Selma and Beyond; Honoring John Lewis

Fifty years since Selma, since the Edmund Pettus Bridge, thoughts of all that we all have been through are news. They’re also in our hearts and minds as we see the film SELMA, as we read the newspapers, perhaps as we catch a sound bite of President Obama speaking on that bridge.

So it was with great anticipation that we took our seats on Wednesday in Virginia Military Institute’s Cameron Hall to witness an award being given to Congressman John Lewis.

Congressman, and so much more. A man who in his own words has walked with the wind. Son of sharecroppers. Civil rights leader on that fateful Bloody Sunday on the bridge, and for all the years since. We expected eloquence. He gave us that and a whole lot more – humor, inspiration, and a challenge not to forget who we are and what this country’s promise has always been.

He said:

  • When he was a child, and he’d see the signs of segregation everywhere – “White” – “Colored” on the signage and in the faces and the body language of everyone around him – he’d ask his parents, “WHY?” They’d tell him, Don’t make waves. Don’t ask questions. Be a good boy and stay out of trouble.
  • But sometimes you have to make trouble. Good trouble. Necessary trouble. Martin Luther King, he said, made good trouble. Necessary trouble. So did young Jonathan Myrick Daniels, VMI graduate, seminary student, civil rights activist.
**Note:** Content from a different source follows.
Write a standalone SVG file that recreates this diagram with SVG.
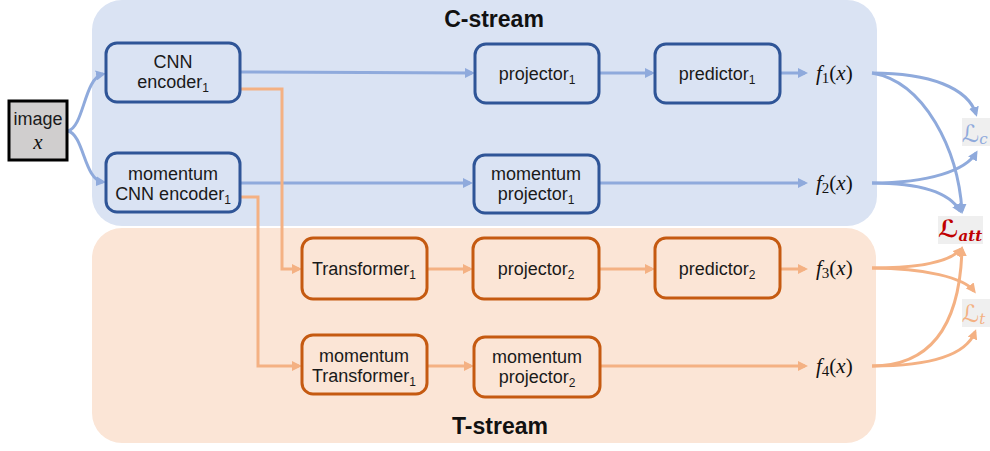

Daniels was the reason John Lewis was with us that day. More on that shortly. But John Lewis also said,
  • “I thought I would die on that bridge that day” as the billy club came down and the horses surged forward. “I thought I saw death that day. I thought I saw death.”
  • What we did – what he and King and Daniels and so many others did in those tumultuous, too often fatal years, yet years of hope and progress, what THEY did “saved the soul of America.”

John Lewis was there to receive the Jonathan M. Daniels ’61 Humanitarian Award from VMI. It is only the fourth time it has been given in almost 20 years. Earlier recipients were Jimmy Carter, Andrew Young, and international humanitarian Dr. Paul Hebert.

Jonathan Daniels was working in civil rights in Alabama, outside of Selma, when he gave his life to take the gunshot intended for a 17-year-old African American, one of his fellow protesters. Ruby Sales went on to attend theological seminary, work as a social activist, and found SpiritHouse in Washington, DC.

John Lewis also reminded us that we must not say we haven’t made progress. Those signs, those “White” and “Colored” signs, he said, will not be seen again except in museums. Books. Films. And the young men and women of VMI who sat listening, he said, must carry it on.

If anyone can say this now, in spite of Ferguson, in spite of Trayvon Martin and Eric Garner, in spite of all we see around us, it is John Lewis.

We hear you, Congressman Lewis. This country was founded on great promise with a subtext fabric of some lies. Can we now unveil them, confront them, lay them to rest? And do we start making the necessary trouble?